Title: Catalyst Discovery at the Intersection of Molecules, Materials, and Nanotechnology

Abstract: Developing catalysis platforms for efficient chemical transformations requires either building upon useful empirical evidence or studying unexplored design spaces. Importantly, both approaches benefit from merging different research fields to solve new challenges. Here, I will discuss how materials design parameters can be applied to molecular electrocatalysts in the form of porous supramolecules to mimic confined enzyme/nanomaterial catalysis. Then, I will show how biological design elements can be implemented to augment synthetic catalyst activity through inverse confined catalysis. Finally, I will describe how nanotechnology can transform materials synthesis by confining the volume of reactors to the attoliter scale. This can yield thousands to millions of catalyst candidates on a single chip for testing, and varied molecular sensors prove to be critical in rapidly testing and identifying top performing materials catalysts.

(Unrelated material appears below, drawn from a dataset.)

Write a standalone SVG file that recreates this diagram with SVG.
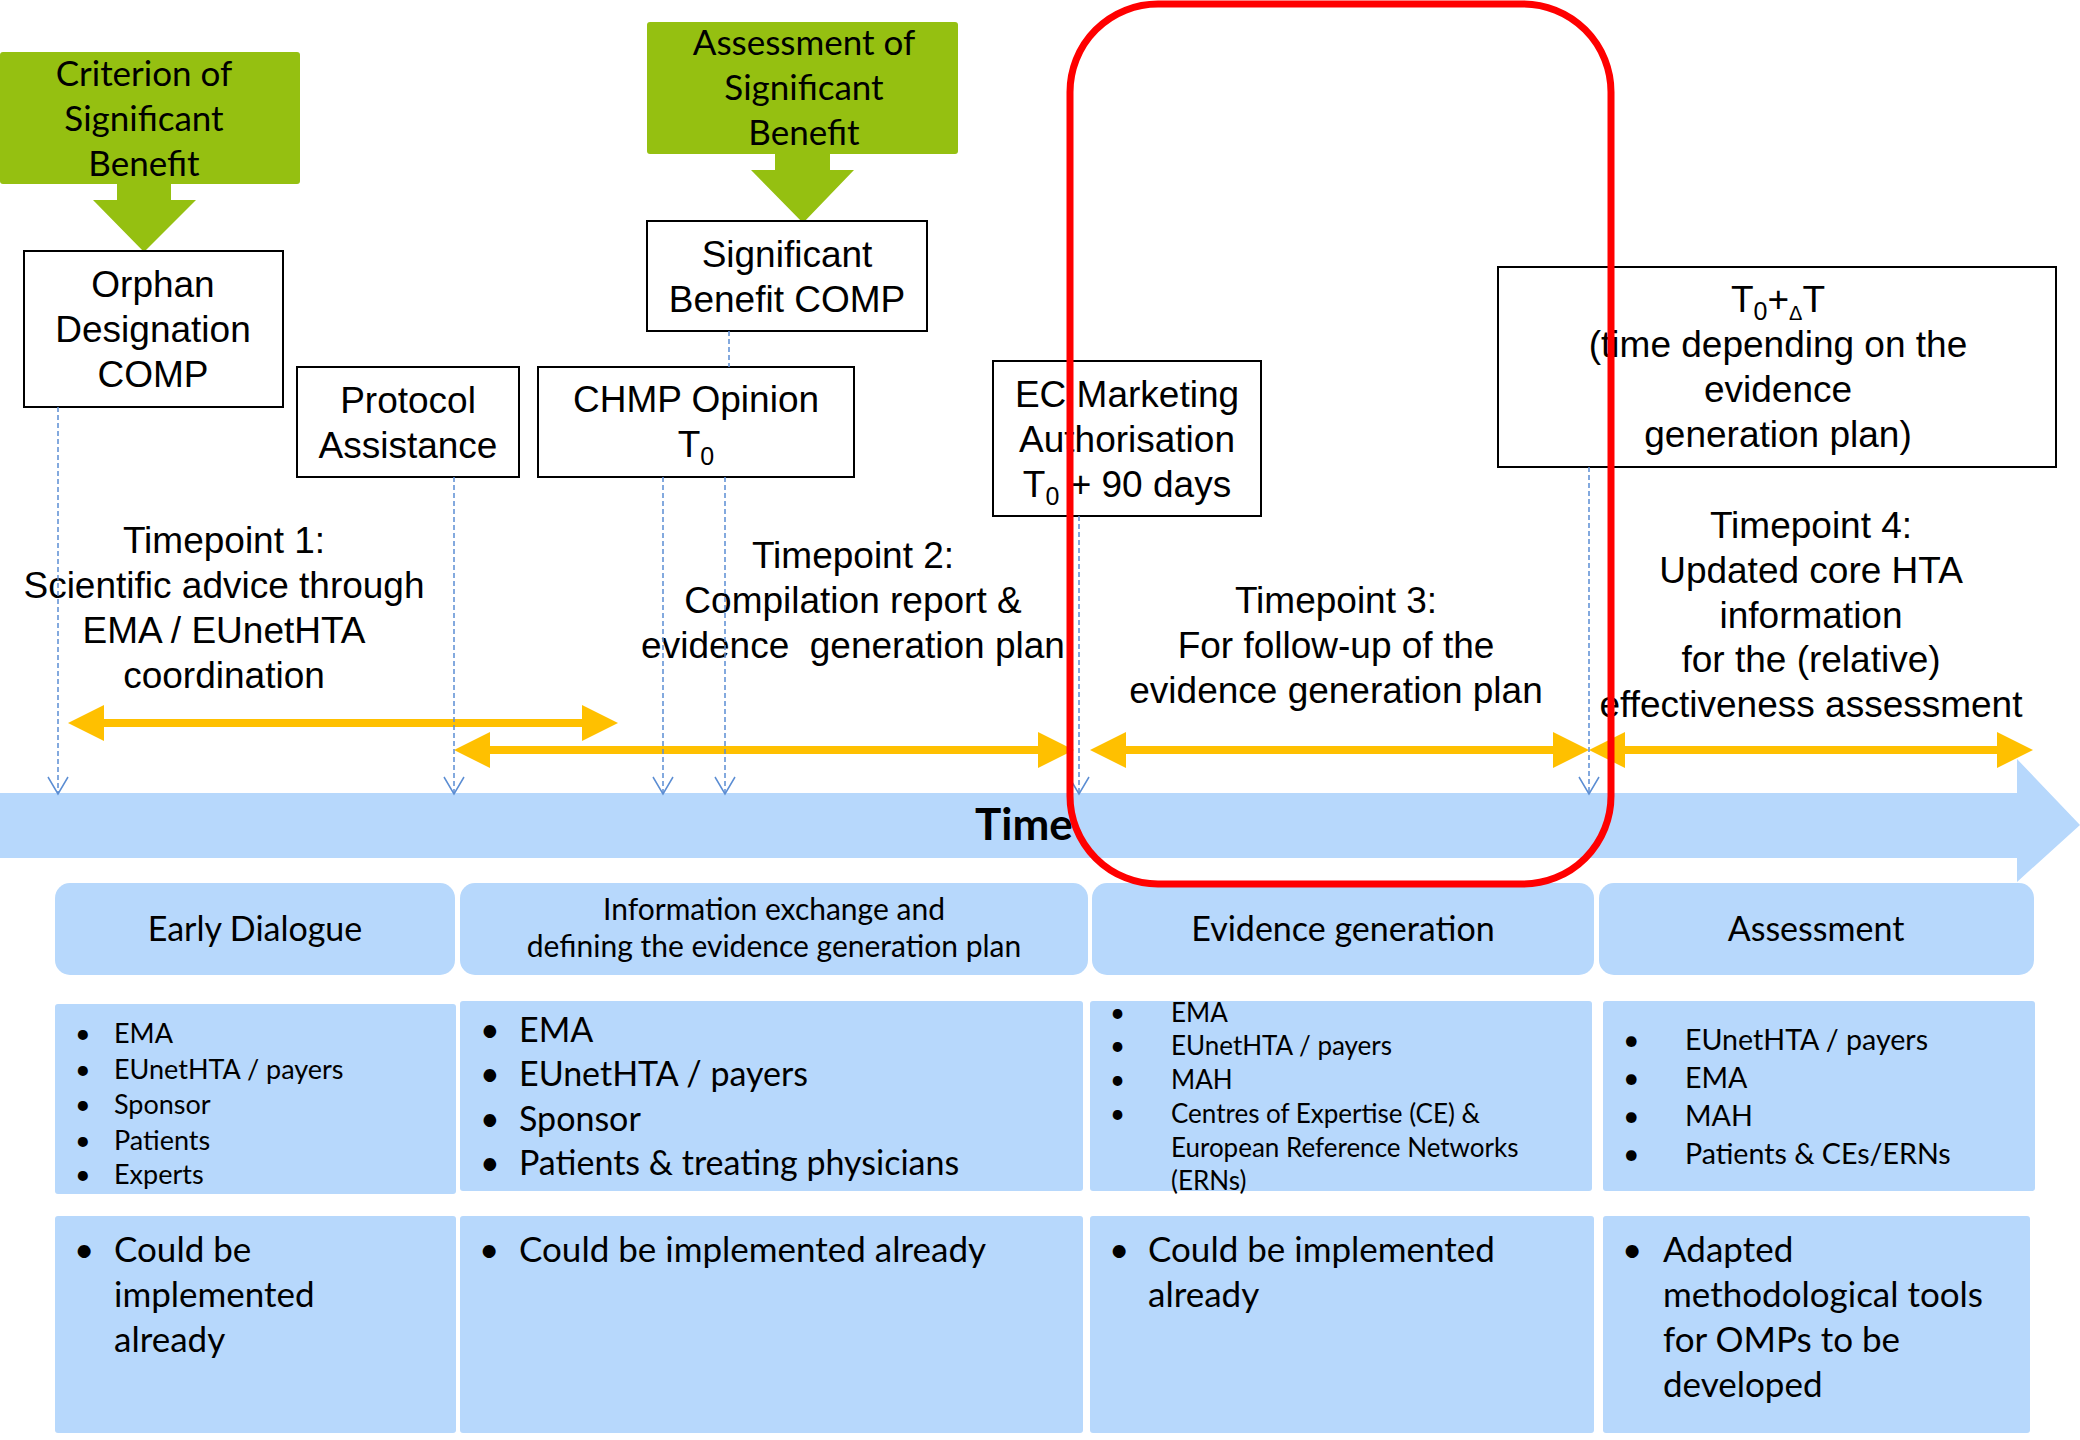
<svg xmlns="http://www.w3.org/2000/svg" width="2080" height="1440" viewBox="0 0 2080 1440">
  <defs>
    <style>
      .box{fill:#ffffff;stroke:#000000;stroke-width:2}
      .green{fill:#95C011}
      .blue{fill:#B7D8FC}
      .yellow{fill:#FFC000}
      .ar{font-family:"Liberation Sans",Arial,sans-serif;font-size:37px;fill:#000;text-anchor:middle}
      .cal{font-family:Lato,"Open Sans",sans-serif;fill:#000}
      .mid{text-anchor:middle}
      .dash{stroke:#5B8DD3;stroke-width:1.5;stroke-dasharray:5 3;fill:none}
      .sub{font-size:25px}
    </style>
    <marker id="vtip" markerUnits="userSpaceOnUse" markerWidth="40" markerHeight="40" refX="0" refY="0" orient="auto" overflow="visible">
      <path d="M-17,-10 L0,0 L-17,10" fill="none" stroke="#5B8DD3" stroke-width="1.5"/>
    </marker>
  </defs>

  <rect width="2080" height="1440" fill="#ffffff"/>

  <!-- time axis -->
  <g id="time-axis">
    <polygon class="blue" points="0,793 2017,793 2017,759 2080,825 2017,882 2017,858 0,858"/>
    <text class="cal" x="975" y="840" font-size="44" font-weight="bold">Time</text>
  </g>

  <!-- green criterion boxes with their down arrows -->
  <g id="criterion-sb">
    <rect class="green" x="0" y="52" width="300" height="132" rx="3"/>
    <polygon class="green" points="117,182 171,182 171,200 196,200 144,252 93,200 117,200"/>
    <text class="cal mid" font-size="35" x="144"><tspan x="144" y="86">Criterion of</tspan><tspan x="144" y="131">Significant</tspan><tspan x="144" y="176">Benefit</tspan></text>
  </g>
  <g id="assessment-sb">
    <rect class="green" x="647" y="22" width="311" height="132" rx="3"/>
    <polygon class="green" points="775,152 830,152 830,170 854,170 803,223 751,170 775,170"/>
    <text class="cal mid" font-size="35"><tspan x="804" y="55">Assessment of</tspan><tspan x="804" y="100">Significant</tspan><tspan x="804" y="145">Benefit</tspan></text>
  </g>

  <!-- milestone boxes -->
  <g id="orphan-designation">
    <rect class="box" x="24" y="251" width="259" height="156"/>
    <text class="ar"><tspan x="153" y="297">Orphan</tspan><tspan x="153" y="342">Designation</tspan><tspan x="153" y="387">COMP</tspan></text>
  </g>
  <g id="protocol-assistance">
    <rect class="box" x="297" y="367" width="222" height="110"/>
    <text class="ar"><tspan x="408" y="413">Protocol</tspan><tspan x="408" y="458">Assistance</tspan></text>
  </g>
  <g id="significant-benefit-comp">
    <rect class="box" x="647" y="221" width="280" height="110"/>
    <text class="ar"><tspan x="787" y="267">Significant</tspan><tspan x="787" y="312">Benefit COMP</tspan></text>
  </g>
  <g id="chmp-opinion">
    <rect class="box" x="538" y="367" width="316" height="110"/>
    <text class="ar"><tspan x="696" y="412">CHMP Opinion</tspan></text>
    <text class="ar" x="696" y="457">T<tspan class="sub" dy="8">0</tspan></text>
  </g>
  <g id="ec-marketing-authorisation">
    <rect class="box" x="993" y="361" width="268" height="155"/>
    <text class="ar"><tspan x="1127" y="407">EC Marketing</tspan><tspan x="1127" y="452">Authorisation</tspan></text>
    <text class="ar" x="1127" y="497">T<tspan class="sub" dy="8">0</tspan><tspan dy="-8"> + 90 days</tspan></text>
  </g>
  <g id="t0-delta-t">
    <rect class="box" x="1498" y="267" width="558" height="200"/>
    <text class="ar" x="1778" y="312">T<tspan class="sub" dy="8">0</tspan><tspan dy="-8">+</tspan><tspan font-size="20" dy="8">Δ</tspan><tspan dy="-8">T</tspan></text>
    <text class="ar"><tspan x="1778" y="357">(time depending on the</tspan><tspan x="1778" y="402">evidence</tspan><tspan x="1778" y="447">generation plan)</tspan></text>
  </g>

  <!-- timepoint captions -->
  <g id="timepoint-1">
    <text class="ar"><tspan x="224" y="553">Timepoint 1:</tspan><tspan x="224" y="598">Scientific advice through</tspan><tspan x="224" y="643">EMA / EUnetHTA</tspan><tspan x="224" y="688">coordination</tspan></text>
  </g>
  <g id="timepoint-2">
    <text class="ar"><tspan x="853" y="568">Timepoint 2:</tspan><tspan x="853" y="613">Compilation report &amp;</tspan><tspan x="853" y="658" xml:space="preserve">evidence  generation plan</tspan></text>
  </g>
  <g id="timepoint-3">
    <text class="ar"><tspan x="1336" y="613">Timepoint 3:</tspan><tspan x="1336" y="658">For follow-up of the</tspan><tspan x="1336" y="703">evidence generation plan</tspan></text>
  </g>
  <g id="timepoint-4">
    <text class="ar"><tspan x="1811" y="538">Timepoint 4:</tspan><tspan x="1811" y="583">Updated core HTA</tspan><tspan x="1811" y="628">information</tspan><tspan x="1811" y="672">for the (relative)</tspan><tspan x="1811" y="717">effectiveness assessment</tspan></text>
  </g>

  <!-- period spans and milestone drop lines -->
  <g id="connectors">
    <polygon class="yellow" points="68,723 104,705 104,719 582,719 582,705 618,723 582,741 582,727 104,727 104,741"/>
    <polygon class="yellow" points="454,750 490,732 490,746 1038,746 1038,732 1074,750 1038,768 1038,754 490,754 490,768"/>
    <polygon class="yellow" points="1090,750 1126,732 1126,746 1553,746 1553,732 1589,750 1553,768 1553,754 1126,754 1126,768"/>
    <polygon class="yellow" points="1589,750 1625,732 1625,746 1997,746 1997,732 2033,750 1997,768 1997,754 1625,754 1625,768"/>
    <line class="dash" x1="729" y1="331" x2="729" y2="367"/>
    <line class="dash" x1="58" y1="407" x2="58" y2="794" marker-end="url(#vtip)"/>
    <line class="dash" x1="454" y1="477" x2="454" y2="794" marker-end="url(#vtip)"/>
    <line class="dash" x1="663" y1="477" x2="663" y2="794" marker-end="url(#vtip)"/>
    <line class="dash" x1="725" y1="477" x2="725" y2="794" marker-end="url(#vtip)"/>
    <line class="dash" x1="1079" y1="516" x2="1079" y2="794" marker-end="url(#vtip)"/>
    <line class="dash" x1="1589" y1="467" x2="1589" y2="794" marker-end="url(#vtip)"/>
  </g>

  <!-- phase headers -->
  <g id="phase-early-dialogue">
    <rect class="blue" x="55" y="883" width="400" height="92" rx="15"/>
    <text class="cal mid" font-size="34" x="255" y="941">Early Dialogue</text>
  </g>
  <g id="phase-information-exchange">
    <rect class="blue" x="460" y="883" width="628" height="92" rx="15"/>
    <text class="cal mid" font-size="30"><tspan x="774" y="920">Information exchange and</tspan><tspan x="774" y="957">defining the evidence generation plan</tspan></text>
  </g>
  <g id="phase-evidence-generation">
    <rect class="blue" x="1092" y="883" width="502" height="92" rx="15"/>
    <text class="cal mid" font-size="34" x="1343" y="941">Evidence generation</text>
  </g>
  <g id="phase-assessment">
    <rect class="blue" x="1599" y="883" width="435" height="92" rx="15"/>
    <text class="cal mid" font-size="34" x="1816" y="941">Assessment</text>
  </g>

  <!-- stakeholders per phase -->
  <g id="stakeholders-early">
    <rect class="blue" x="55" y="1004" width="401" height="190" rx="3"/>
    <text class="cal" font-size="27">
      <tspan x="75" y="1043">•</tspan><tspan x="114" y="1043">EMA</tspan>
      <tspan x="75" y="1079">•</tspan><tspan x="114" y="1079">EUnetHTA / payers</tspan>
      <tspan x="75" y="1114">•</tspan><tspan x="114" y="1114">Sponsor</tspan>
      <tspan x="75" y="1150">•</tspan><tspan x="114" y="1150">Patients</tspan>
      <tspan x="75" y="1184">•</tspan><tspan x="114" y="1184">Experts</tspan>
    </text>
  </g>
  <g id="stakeholders-information">
    <rect class="blue" x="460" y="1001" width="623" height="190" rx="3"/>
    <text class="cal" font-size="34">
      <tspan x="480" y="1042">•</tspan><tspan x="519" y="1042">EMA</tspan>
      <tspan x="480" y="1086">•</tspan><tspan x="519" y="1086">EUnetHTA / payers</tspan>
      <tspan x="480" y="1131">•</tspan><tspan x="519" y="1131">Sponsor</tspan>
      <tspan x="480" y="1175">•</tspan><tspan x="519" y="1175">Patients &amp; treating physicians</tspan>
    </text>
  </g>
  <g id="stakeholders-evidence">
    <rect class="blue" x="1090" y="1001" width="502" height="190" rx="3"/>
    <text class="cal" font-size="26">
      <tspan x="1110" y="1022">•</tspan><tspan x="1171" y="1022">EMA</tspan>
      <tspan x="1110" y="1055">•</tspan><tspan x="1171" y="1055">EUnetHTA / payers</tspan>
      <tspan x="1110" y="1089">•</tspan><tspan x="1171" y="1089">MAH</tspan>
      <tspan x="1110" y="1123">•</tspan><tspan x="1171" y="1123">Centres of Expertise (CE) &amp;</tspan>
      <tspan x="1171" y="1157">European Reference Networks</tspan>
      <tspan x="1171" y="1190">(ERNs)</tspan>
    </text>
  </g>
  <g id="stakeholders-assessment">
    <rect class="blue" x="1603" y="1001" width="432" height="190" rx="3"/>
    <text class="cal" font-size="28.6">
      <tspan x="1623" y="1050">•</tspan><tspan x="1685" y="1050">EUnetHTA / payers</tspan>
      <tspan x="1623" y="1088">•</tspan><tspan x="1685" y="1088">EMA</tspan>
      <tspan x="1623" y="1126">•</tspan><tspan x="1685" y="1126">MAH</tspan>
      <tspan x="1623" y="1164">•</tspan><tspan x="1685" y="1164">Patients &amp; CEs/ERNs</tspan>
    </text>
  </g>

  <!-- implementation status per phase -->
  <g id="status-early">
    <rect class="blue" x="55" y="1216" width="401" height="217" rx="3"/>
    <text class="cal" font-size="35">
      <tspan x="74" y="1262">•</tspan><tspan x="114" y="1262">Could be</tspan>
      <tspan x="114" y="1307">implemented</tspan>
      <tspan x="114" y="1352">already</tspan>
    </text>
  </g>
  <g id="status-information">
    <rect class="blue" x="460" y="1216" width="623" height="217" rx="3"/>
    <text class="cal" font-size="35">
      <tspan x="479" y="1262">•</tspan><tspan x="519" y="1262">Could be implemented already</tspan>
    </text>
  </g>
  <g id="status-evidence">
    <rect class="blue" x="1090" y="1216" width="504" height="217" rx="3"/>
    <text class="cal" font-size="35">
      <tspan x="1109" y="1262">•</tspan><tspan x="1148" y="1262">Could be implemented</tspan>
      <tspan x="1148" y="1307">already</tspan>
    </text>
  </g>
  <g id="status-assessment">
    <rect class="blue" x="1603" y="1216" width="427" height="217" rx="3"/>
    <text class="cal" font-size="35">
      <tspan x="1622" y="1262">•</tspan><tspan x="1663" y="1262">Adapted</tspan>
      <tspan x="1663" y="1307">methodological tools</tspan>
      <tspan x="1663" y="1352">for OMPs to be</tspan>
      <tspan x="1663" y="1397">developed</tspan>
    </text>
  </g>

  <!-- highlight frame around the evidence generation period -->
  <g id="highlight">
    <rect x="1070" y="4" width="541" height="880" rx="88" ry="88" fill="none" stroke="#FF0000" stroke-width="7"/>
  </g>
</svg>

Bio: Peter Smith is a Postdoctoral researcher at Northwestern University working with Prof. Chad Mirkin in the Department of Chemistry and the International Institute for Nanotechnology. He completed his graduate studies in Chemistry at the University of California, Berkeley with Prof. Chris Chang where he developed supramolecular porphyrin catalysts and redox mediators for electrochemical small molecule conversion. His current research merges nanofabrication and molecular sensing to synthesize and screen thousands to millions of new catalysts per experiment, helping to accelerate our materials discovery workflow.